## INPUT MATERIAL
========
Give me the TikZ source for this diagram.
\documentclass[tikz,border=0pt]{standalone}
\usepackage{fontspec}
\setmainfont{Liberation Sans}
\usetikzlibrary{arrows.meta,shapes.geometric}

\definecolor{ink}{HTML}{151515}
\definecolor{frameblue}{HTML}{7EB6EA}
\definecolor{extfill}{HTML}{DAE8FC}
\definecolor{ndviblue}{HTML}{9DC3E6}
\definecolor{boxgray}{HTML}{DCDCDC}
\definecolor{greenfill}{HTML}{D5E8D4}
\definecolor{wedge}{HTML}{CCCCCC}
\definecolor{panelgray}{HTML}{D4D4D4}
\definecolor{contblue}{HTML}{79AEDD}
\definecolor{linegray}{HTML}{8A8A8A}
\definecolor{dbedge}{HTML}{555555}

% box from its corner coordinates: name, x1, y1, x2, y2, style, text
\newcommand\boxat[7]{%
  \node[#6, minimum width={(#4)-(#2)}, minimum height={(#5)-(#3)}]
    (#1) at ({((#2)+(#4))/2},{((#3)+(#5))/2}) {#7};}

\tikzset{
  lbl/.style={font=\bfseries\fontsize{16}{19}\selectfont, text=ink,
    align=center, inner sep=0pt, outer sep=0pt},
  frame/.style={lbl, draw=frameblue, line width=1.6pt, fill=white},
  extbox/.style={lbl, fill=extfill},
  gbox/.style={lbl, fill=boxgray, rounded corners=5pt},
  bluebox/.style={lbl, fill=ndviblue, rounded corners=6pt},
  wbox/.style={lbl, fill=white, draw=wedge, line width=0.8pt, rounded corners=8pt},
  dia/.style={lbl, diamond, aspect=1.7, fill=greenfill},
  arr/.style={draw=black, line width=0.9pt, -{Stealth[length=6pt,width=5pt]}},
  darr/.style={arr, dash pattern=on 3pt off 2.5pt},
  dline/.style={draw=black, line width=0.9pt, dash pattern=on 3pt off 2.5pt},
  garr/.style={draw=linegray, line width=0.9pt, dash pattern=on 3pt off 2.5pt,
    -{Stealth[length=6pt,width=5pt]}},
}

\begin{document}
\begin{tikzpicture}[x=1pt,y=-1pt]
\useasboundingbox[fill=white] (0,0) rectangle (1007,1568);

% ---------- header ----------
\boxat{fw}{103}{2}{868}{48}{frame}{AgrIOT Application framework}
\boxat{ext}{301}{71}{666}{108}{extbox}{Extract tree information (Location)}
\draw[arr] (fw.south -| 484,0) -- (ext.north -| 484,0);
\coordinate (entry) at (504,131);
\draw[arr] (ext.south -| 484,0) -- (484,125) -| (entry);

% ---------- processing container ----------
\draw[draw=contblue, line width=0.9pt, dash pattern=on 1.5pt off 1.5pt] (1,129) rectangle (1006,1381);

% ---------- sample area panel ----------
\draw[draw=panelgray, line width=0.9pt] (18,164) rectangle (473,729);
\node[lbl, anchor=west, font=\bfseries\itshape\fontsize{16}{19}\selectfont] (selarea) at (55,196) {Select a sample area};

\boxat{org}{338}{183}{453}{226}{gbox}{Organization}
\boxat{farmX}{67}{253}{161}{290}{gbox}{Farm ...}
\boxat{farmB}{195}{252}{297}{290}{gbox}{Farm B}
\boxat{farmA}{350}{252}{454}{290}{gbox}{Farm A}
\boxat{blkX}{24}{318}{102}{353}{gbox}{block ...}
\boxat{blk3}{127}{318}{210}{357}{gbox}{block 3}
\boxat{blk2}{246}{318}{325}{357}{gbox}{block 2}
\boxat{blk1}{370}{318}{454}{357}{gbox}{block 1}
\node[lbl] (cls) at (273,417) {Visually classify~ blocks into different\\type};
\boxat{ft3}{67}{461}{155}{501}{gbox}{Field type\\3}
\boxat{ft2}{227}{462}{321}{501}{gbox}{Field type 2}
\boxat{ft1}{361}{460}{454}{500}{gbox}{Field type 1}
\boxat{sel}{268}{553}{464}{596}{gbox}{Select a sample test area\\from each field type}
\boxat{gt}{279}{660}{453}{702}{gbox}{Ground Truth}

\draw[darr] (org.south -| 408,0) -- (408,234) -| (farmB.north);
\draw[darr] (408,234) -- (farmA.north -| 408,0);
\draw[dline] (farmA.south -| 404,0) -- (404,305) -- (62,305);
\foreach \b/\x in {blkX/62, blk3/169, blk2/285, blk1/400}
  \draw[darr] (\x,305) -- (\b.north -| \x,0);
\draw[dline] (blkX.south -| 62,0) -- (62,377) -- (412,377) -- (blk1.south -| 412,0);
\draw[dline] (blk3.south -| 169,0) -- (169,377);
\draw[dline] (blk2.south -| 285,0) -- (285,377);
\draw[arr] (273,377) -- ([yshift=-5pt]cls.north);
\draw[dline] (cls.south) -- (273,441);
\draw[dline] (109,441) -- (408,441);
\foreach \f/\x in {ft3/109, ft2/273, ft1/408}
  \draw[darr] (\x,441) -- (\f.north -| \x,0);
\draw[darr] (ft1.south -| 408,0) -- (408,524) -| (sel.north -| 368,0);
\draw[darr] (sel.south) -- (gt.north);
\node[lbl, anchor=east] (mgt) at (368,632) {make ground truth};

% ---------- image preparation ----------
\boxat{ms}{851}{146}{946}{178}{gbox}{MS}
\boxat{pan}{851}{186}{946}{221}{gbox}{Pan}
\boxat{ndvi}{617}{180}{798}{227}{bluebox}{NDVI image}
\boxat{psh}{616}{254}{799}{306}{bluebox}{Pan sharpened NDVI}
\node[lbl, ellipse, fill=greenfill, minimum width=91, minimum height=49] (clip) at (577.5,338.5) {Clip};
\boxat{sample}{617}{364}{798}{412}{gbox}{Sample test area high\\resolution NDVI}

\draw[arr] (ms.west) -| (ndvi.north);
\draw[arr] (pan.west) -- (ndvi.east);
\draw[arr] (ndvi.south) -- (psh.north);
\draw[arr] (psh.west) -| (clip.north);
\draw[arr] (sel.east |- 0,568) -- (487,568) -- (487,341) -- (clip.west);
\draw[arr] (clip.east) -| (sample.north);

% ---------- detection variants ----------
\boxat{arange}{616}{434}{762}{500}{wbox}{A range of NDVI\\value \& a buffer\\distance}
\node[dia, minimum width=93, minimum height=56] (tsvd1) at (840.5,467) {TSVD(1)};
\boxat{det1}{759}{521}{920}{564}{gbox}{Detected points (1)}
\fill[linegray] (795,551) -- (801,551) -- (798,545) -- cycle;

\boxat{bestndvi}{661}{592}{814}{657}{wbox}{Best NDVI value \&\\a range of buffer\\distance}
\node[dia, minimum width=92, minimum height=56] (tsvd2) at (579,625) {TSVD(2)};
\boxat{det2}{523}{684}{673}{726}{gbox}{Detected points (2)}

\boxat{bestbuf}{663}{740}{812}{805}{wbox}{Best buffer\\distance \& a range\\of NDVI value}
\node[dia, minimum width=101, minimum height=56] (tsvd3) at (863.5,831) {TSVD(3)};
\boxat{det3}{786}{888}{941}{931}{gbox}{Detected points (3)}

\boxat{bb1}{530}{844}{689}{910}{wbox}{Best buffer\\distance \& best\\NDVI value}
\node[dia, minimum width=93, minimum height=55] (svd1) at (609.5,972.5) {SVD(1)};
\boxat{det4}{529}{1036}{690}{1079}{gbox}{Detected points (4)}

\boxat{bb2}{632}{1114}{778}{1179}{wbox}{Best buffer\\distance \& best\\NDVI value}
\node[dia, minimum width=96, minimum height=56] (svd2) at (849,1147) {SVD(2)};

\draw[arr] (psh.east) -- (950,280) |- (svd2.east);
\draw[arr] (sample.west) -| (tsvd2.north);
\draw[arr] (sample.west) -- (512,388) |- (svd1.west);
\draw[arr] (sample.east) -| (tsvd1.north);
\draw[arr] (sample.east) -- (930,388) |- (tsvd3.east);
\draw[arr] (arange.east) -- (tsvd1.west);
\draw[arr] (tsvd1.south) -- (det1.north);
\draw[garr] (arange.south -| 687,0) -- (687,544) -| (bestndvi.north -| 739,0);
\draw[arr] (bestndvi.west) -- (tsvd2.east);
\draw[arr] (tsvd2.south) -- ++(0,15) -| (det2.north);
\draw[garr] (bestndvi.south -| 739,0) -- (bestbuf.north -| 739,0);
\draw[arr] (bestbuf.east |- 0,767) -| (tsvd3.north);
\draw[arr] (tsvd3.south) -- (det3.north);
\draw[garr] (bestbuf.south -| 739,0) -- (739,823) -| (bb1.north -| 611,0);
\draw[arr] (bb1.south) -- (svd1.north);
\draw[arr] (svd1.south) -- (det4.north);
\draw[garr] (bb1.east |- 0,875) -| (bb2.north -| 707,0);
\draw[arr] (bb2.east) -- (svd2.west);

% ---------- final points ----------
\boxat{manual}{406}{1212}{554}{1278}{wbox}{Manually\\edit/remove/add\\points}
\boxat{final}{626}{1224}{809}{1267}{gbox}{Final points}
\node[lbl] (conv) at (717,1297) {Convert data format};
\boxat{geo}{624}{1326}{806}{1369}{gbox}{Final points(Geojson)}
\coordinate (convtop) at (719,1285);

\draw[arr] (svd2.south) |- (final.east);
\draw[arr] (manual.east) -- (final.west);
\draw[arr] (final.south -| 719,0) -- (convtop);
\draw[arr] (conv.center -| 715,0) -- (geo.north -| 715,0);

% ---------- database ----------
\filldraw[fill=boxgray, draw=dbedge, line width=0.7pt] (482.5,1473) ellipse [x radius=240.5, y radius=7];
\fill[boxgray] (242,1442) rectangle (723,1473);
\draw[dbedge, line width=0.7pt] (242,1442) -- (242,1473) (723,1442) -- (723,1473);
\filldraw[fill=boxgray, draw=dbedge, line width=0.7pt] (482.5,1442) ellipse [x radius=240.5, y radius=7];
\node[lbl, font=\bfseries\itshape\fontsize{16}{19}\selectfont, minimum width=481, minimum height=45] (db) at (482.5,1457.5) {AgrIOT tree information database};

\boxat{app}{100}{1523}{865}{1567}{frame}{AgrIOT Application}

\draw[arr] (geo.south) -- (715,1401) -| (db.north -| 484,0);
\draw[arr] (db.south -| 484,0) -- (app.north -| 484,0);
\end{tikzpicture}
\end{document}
========
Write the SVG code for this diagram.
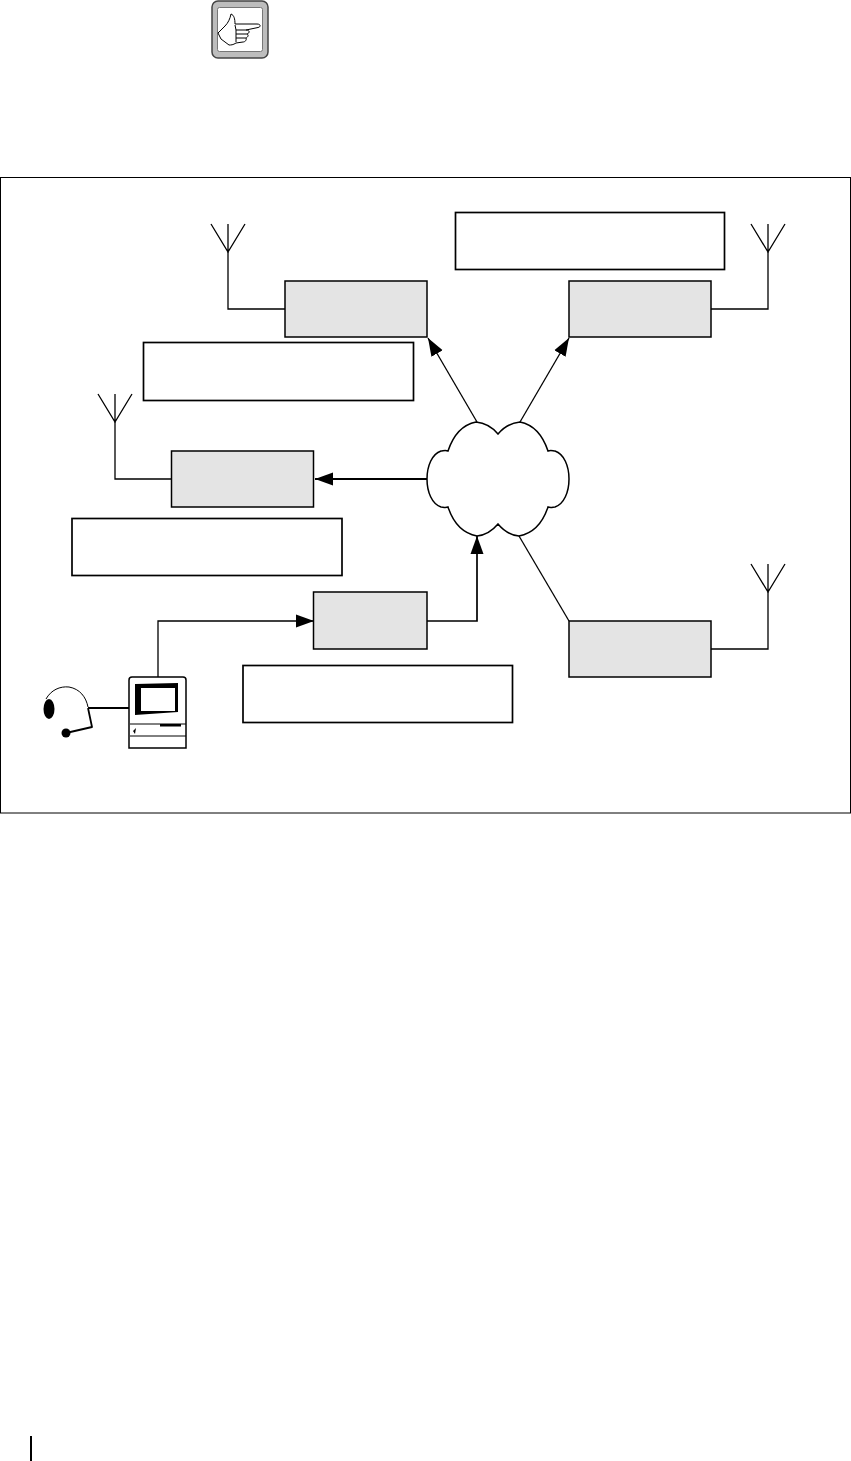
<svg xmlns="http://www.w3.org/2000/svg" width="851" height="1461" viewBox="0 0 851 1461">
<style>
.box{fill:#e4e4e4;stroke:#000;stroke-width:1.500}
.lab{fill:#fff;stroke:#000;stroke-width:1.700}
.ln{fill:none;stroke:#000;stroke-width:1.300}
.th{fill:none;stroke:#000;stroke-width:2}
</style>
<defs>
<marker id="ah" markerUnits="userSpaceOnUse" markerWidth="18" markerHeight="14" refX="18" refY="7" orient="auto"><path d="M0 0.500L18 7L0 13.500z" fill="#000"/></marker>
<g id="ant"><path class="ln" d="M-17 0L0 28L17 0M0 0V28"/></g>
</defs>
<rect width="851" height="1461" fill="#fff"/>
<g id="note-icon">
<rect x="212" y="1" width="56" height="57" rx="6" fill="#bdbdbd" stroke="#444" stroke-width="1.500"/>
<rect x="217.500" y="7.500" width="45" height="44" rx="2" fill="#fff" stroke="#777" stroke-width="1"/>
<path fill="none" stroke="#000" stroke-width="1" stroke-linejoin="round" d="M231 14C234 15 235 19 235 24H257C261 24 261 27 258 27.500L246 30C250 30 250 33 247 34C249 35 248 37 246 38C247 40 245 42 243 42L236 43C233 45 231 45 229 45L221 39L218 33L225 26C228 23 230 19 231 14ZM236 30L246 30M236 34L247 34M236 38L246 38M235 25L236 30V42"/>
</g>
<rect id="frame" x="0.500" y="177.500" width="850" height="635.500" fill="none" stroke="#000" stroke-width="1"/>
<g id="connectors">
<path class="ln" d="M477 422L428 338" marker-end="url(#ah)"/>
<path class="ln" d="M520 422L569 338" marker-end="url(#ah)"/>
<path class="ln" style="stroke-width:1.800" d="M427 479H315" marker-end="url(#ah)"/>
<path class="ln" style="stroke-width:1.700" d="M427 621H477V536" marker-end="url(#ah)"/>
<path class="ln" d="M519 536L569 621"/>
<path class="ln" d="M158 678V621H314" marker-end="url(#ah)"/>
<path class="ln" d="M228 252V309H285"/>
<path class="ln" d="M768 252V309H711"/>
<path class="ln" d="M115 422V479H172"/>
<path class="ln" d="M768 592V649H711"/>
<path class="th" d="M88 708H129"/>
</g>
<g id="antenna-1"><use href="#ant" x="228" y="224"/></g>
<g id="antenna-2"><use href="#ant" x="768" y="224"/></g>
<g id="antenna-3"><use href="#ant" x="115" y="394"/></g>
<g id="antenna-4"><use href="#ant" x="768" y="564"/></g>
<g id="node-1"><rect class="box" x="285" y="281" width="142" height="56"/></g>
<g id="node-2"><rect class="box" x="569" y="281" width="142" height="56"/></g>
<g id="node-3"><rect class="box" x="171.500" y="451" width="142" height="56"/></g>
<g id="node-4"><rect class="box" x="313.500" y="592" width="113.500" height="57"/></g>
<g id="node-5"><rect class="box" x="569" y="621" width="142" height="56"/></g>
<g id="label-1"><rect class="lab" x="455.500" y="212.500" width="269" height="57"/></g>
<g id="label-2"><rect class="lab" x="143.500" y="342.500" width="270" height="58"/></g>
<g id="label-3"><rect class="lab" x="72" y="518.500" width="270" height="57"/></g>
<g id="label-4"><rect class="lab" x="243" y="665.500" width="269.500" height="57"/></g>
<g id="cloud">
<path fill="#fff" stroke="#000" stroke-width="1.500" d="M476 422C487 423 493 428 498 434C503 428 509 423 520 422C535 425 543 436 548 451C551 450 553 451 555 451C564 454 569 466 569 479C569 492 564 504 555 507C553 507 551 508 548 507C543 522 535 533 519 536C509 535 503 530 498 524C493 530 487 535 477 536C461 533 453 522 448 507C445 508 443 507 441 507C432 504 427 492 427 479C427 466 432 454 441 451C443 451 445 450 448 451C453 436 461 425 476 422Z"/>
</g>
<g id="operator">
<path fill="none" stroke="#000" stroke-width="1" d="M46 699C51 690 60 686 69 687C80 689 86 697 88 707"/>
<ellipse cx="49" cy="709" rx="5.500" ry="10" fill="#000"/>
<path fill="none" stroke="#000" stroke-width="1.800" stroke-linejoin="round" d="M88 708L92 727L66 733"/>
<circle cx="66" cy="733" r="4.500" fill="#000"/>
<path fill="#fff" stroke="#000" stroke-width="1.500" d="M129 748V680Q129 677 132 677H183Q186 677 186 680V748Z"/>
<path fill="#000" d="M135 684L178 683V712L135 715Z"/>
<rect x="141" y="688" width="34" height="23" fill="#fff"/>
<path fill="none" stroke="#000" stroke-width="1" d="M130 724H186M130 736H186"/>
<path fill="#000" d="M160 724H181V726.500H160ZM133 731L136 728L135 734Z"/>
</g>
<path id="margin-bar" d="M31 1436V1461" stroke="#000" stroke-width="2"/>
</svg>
========
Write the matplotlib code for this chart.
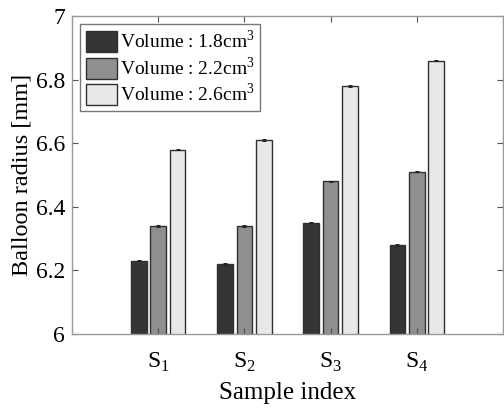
========
## EXERCISE INSTRUCTIONS
Exactly the lines from the line that has "Give me the TikZ source for this diagram." through the line that has "(0,0) rectangle (1007,1568);" are to be repeated, both included, with nothing added.

## SOLUTION TO THIS EXERCISE
Give me the TikZ source for this diagram.
\documentclass[tikz,border=0pt]{standalone}
\usepackage{fontspec}
\setmainfont{Liberation Sans}
\usetikzlibrary{arrows.meta,shapes.geometric}

\definecolor{ink}{HTML}{151515}
\definecolor{frameblue}{HTML}{7EB6EA}
\definecolor{extfill}{HTML}{DAE8FC}
\definecolor{ndviblue}{HTML}{9DC3E6}
\definecolor{boxgray}{HTML}{DCDCDC}
\definecolor{greenfill}{HTML}{D5E8D4}
\definecolor{wedge}{HTML}{CCCCCC}
\definecolor{panelgray}{HTML}{D4D4D4}
\definecolor{contblue}{HTML}{79AEDD}
\definecolor{linegray}{HTML}{8A8A8A}
\definecolor{dbedge}{HTML}{555555}

% box from its corner coordinates: name, x1, y1, x2, y2, style, text
\newcommand\boxat[7]{%
  \node[#6, minimum width={(#4)-(#2)}, minimum height={(#5)-(#3)}]
    (#1) at ({((#2)+(#4))/2},{((#3)+(#5))/2}) {#7};}

\tikzset{
  lbl/.style={font=\bfseries\fontsize{16}{19}\selectfont, text=ink,
    align=center, inner sep=0pt, outer sep=0pt},
  frame/.style={lbl, draw=frameblue, line width=1.6pt, fill=white},
  extbox/.style={lbl, fill=extfill},
  gbox/.style={lbl, fill=boxgray, rounded corners=5pt},
  bluebox/.style={lbl, fill=ndviblue, rounded corners=6pt},
  wbox/.style={lbl, fill=white, draw=wedge, line width=0.8pt, rounded corners=8pt},
  dia/.style={lbl, diamond, aspect=1.7, fill=greenfill},
  arr/.style={draw=black, line width=0.9pt, -{Stealth[length=6pt,width=5pt]}},
  darr/.style={arr, dash pattern=on 3pt off 2.5pt},
  dline/.style={draw=black, line width=0.9pt, dash pattern=on 3pt off 2.5pt},
  garr/.style={draw=linegray, line width=0.9pt, dash pattern=on 3pt off 2.5pt,
    -{Stealth[length=6pt,width=5pt]}},
}

\begin{document}
\begin{tikzpicture}[x=1pt,y=-1pt]
\useasboundingbox[fill=white] (0,0) rectangle (1007,1568);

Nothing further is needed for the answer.